Now he's making a for profit company and there's already MAX and MAX Enterprise stuff to not trust that the open source part would be competitive with already great inferencing frameworks for example.
Mojo standard library is already open source. Mojo at the moment does not need a runtime (but if it ever needs one it'd get open sourced). My point was, Mojo as a whole, as a programming language & a reference implementation, will definitely get open sourced.
MAX itself is a bigger beast to work with, and I am out of my depth to talk about it. I think it'll get open sourced as well, just the timeline might be different (shorter or longer, IDK).
So there is highly efficient matrix transpose in Mojo
All three Mojo kernels outperform their CUDA counterparts, with the naive and swizzle kernels showing significant improvements (20.6% and 14.8% faster respectively), while the final optimized kernel achieves essentially identical performance (slightly better by 4.14 GB/s).
The "flag" here seemed innapropriate given that its true this implementation is indeed faster, and certainly the final iteration could be improved on further. It wasn't wrong to say 14% or even 20%.
Users of the site only have one control available: the flag.

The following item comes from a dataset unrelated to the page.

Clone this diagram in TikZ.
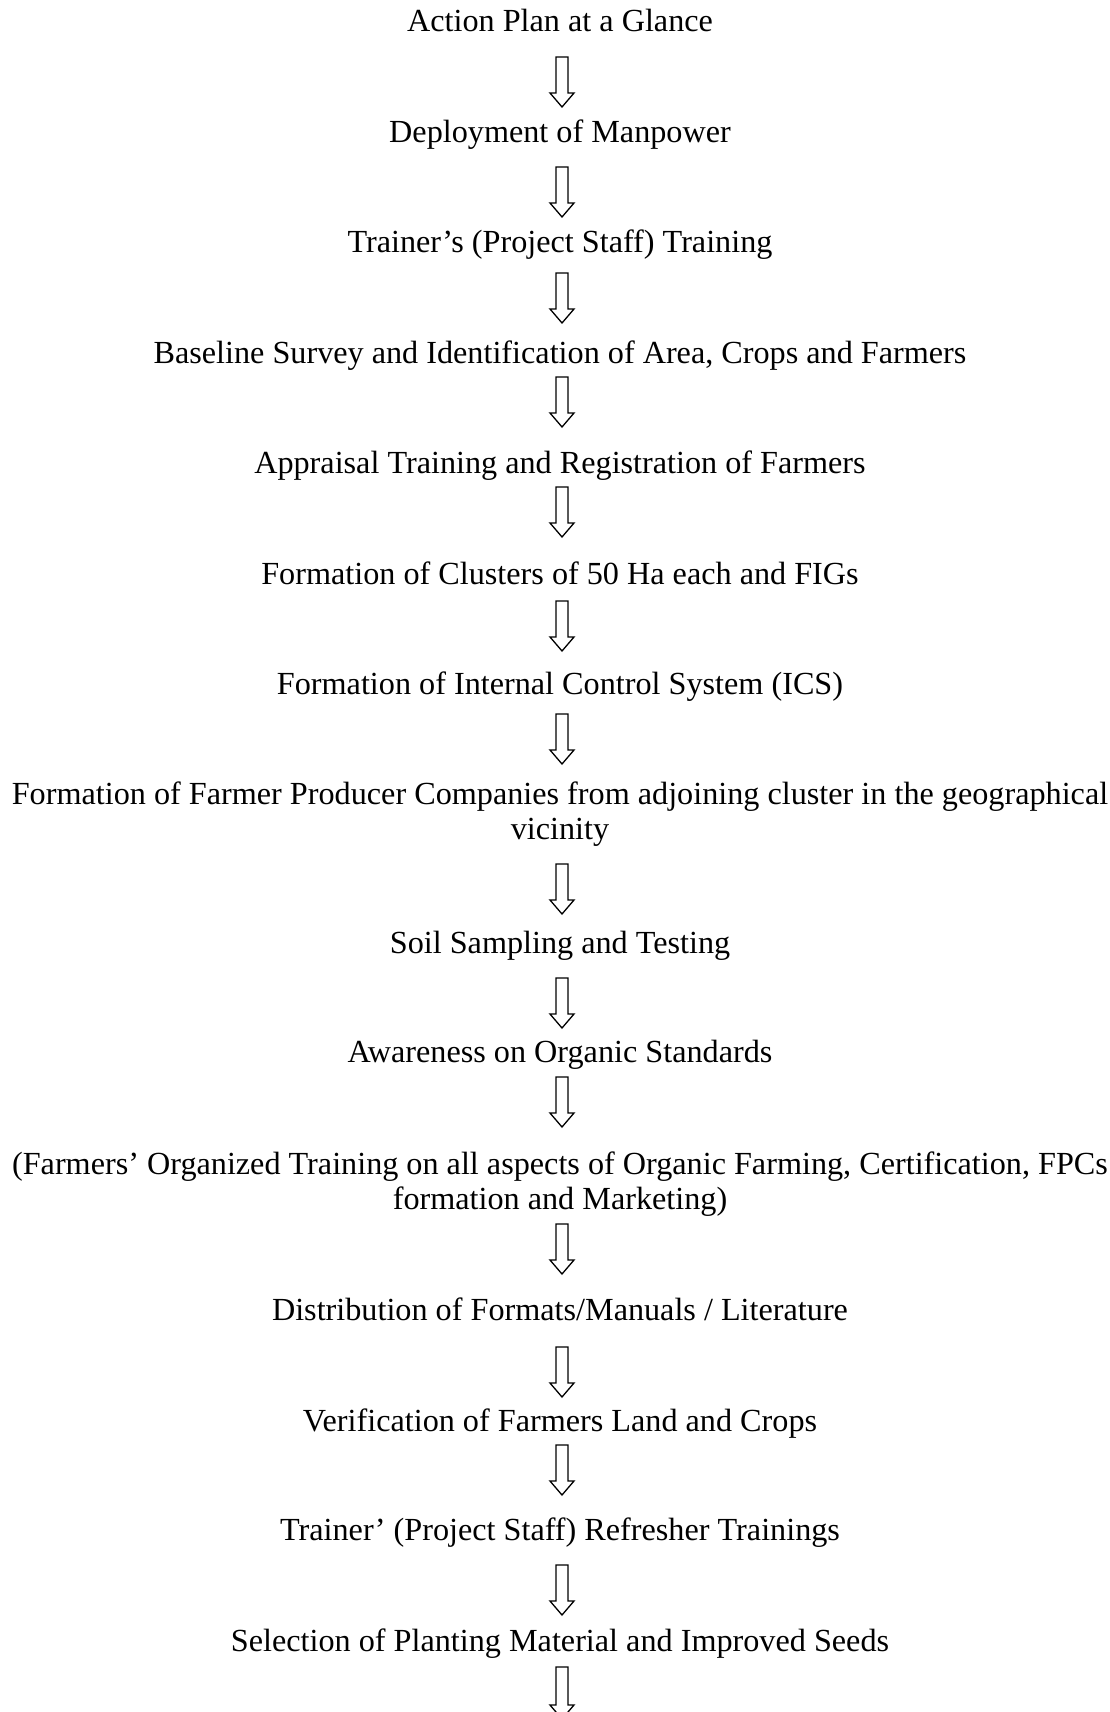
\documentclass[tikz,border=0pt]{standalone}
\usepackage{fontspec}
\setmainfont{Liberation Serif}
\usetikzlibrary{calc}
\tikzset{
  lbl/.style={anchor=base, inner sep=0pt, align=center, font=\fontsize{32.2}{35}\selectfont},
  hollowarrow/.style={draw=black, line width=1.3pt, fill=white, line join=miter},
}
% #1 from node, #2 to node, #3 gap below #1 baseline (last line), #4 gap above #2 baseline (last line)
\newcommand\flowarrow[4]{%
  \draw[hollowarrow] let \p1=($(#1.base)+(0,-#3)$), \p2=($(#2.base)+(0,#4)$) in
    (\x1-4pt,\y1) -- (\x1+8pt,\y1) -- (\x1+8pt,\y2+14pt) -- (\x1+14pt,\y2+14pt)
    -- (\x1+2pt,\y2) -- (\x1-10pt,\y2+14pt) -- (\x1-4pt,\y2+14pt) -- cycle;}
\begin{document}
\begin{tikzpicture}[x=1pt,y=1pt]
\useasboundingbox (0,0) rectangle (1110,-1712);
\clip (0,0) rectangle (1110,-1712);
\node[lbl] (n1) at (560,-32) {Action Plan at a Glance};
\node[lbl] (n2) at (560,-143) {Deployment of Manpower};
\node[lbl] (n3) at (560,-252) {Trainer’s (Project Staff) Training};
\node[lbl] (n4) at (560,-363) {Baseline Survey and Identification of Area, Crops and Farmers};
\node[lbl] (n5) at (560,-473) {Appraisal Training and Registration of Farmers};
\node[lbl] (n6) at (560,-584) {Formation of Clusters of 50 Ha each and FIGs};
\node[lbl] (n7) at (560,-694) {Formation of Internal Control System (ICS)};
\node[lbl] (n8) at (560,-839) {Formation of Farmer Producer Companies from adjoining cluster in the geographical\\ vicinity};
\node[lbl] (n9) at (560,-953) {Soil Sampling and Testing};
\node[lbl] (n10) at (560,-1062) {Awareness on Organic Standards};
\node[lbl] (n11) at (560,-1209) {(Farmers’ Organized Training on all aspects of Organic Farming, Certification, FPCs\\ formation and Marketing)};
\node[lbl] (n12) at (560,-1320) {Distribution of Formats/Manuals / Literature};
\node[lbl] (n13) at (560,-1431) {Verification of Farmers Land and Crops};
\node[lbl] (n14) at (560,-1540) {Trainer’ (Project Staff) Refresher Trainings};
\node[lbl] (n15) at (560,-1651) {Selection of Planting Material and Improved Seeds};
\coordinate (nend) at (560,-1719);
\flowarrow{n1}{n2}{25}{36}
\flowarrow{n2}{n3}{24}{35}
\flowarrow{n3}{n4}{21}{40}
\flowarrow{n4}{n5}{14}{46}
\flowarrow{n5}{n6}{14}{47}
\flowarrow{n6}{n7}{17}{43}
\flowarrow{n7}{n8}{20}{75}
\flowarrow{n8}{n9}{25}{39}
\flowarrow{n9}{n10}{25}{34}
\flowarrow{n10}{n11}{15}{82}
\flowarrow{n11}{n12}{15}{46}
\flowarrow{n12}{n13}{27}{34}
\flowarrow{n13}{n14}{14}{45}
\flowarrow{n14}{n15}{25}{36}
\draw[hollowarrow] let \p1=($(n15.base)+(0,-16)$), \p2=(nend) in
    (\x1-4pt,\y1) -- (\x1+8pt,\y1) -- (\x1+8pt,\y2+14pt) -- (\x1+14pt,\y2+14pt)
    -- (\x1+2pt,\y2) -- (\x1-10pt,\y2+14pt) -- (\x1-4pt,\y2+14pt) -- cycle;
\end{tikzpicture}
\end{document}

There's no way to object only to the title but not to the post, and despite what you say that title hit the trifecta: not the original title, factually incorrect, and clickbait. So I'm not that surprised it got flagged (even if I did not flag it myself).
Email the mods at [email protected]. There's a chance they'll remove the flag and re-up the post.
I think the OP based the title off of "This kernel archives 1437.55 GB/s compared to the 1251.76 GB/s we get in CUDA" (14.8%) and not the final kernels for whatever reason
FWIW I didnt take the blog as a dunk on CUDA, just as an impressive outcome from the blog writer in Mojo. It's awesome to see this on Hopper - if it makes it go faster thats awesome.
I don't think that's fair. The article promised a highly efficient kernel and seems to have delivered exactly that, which isn't "nothing". My beef is entirely with the submitted title.
It’s just really impractical to use a licensed programming language in 2025.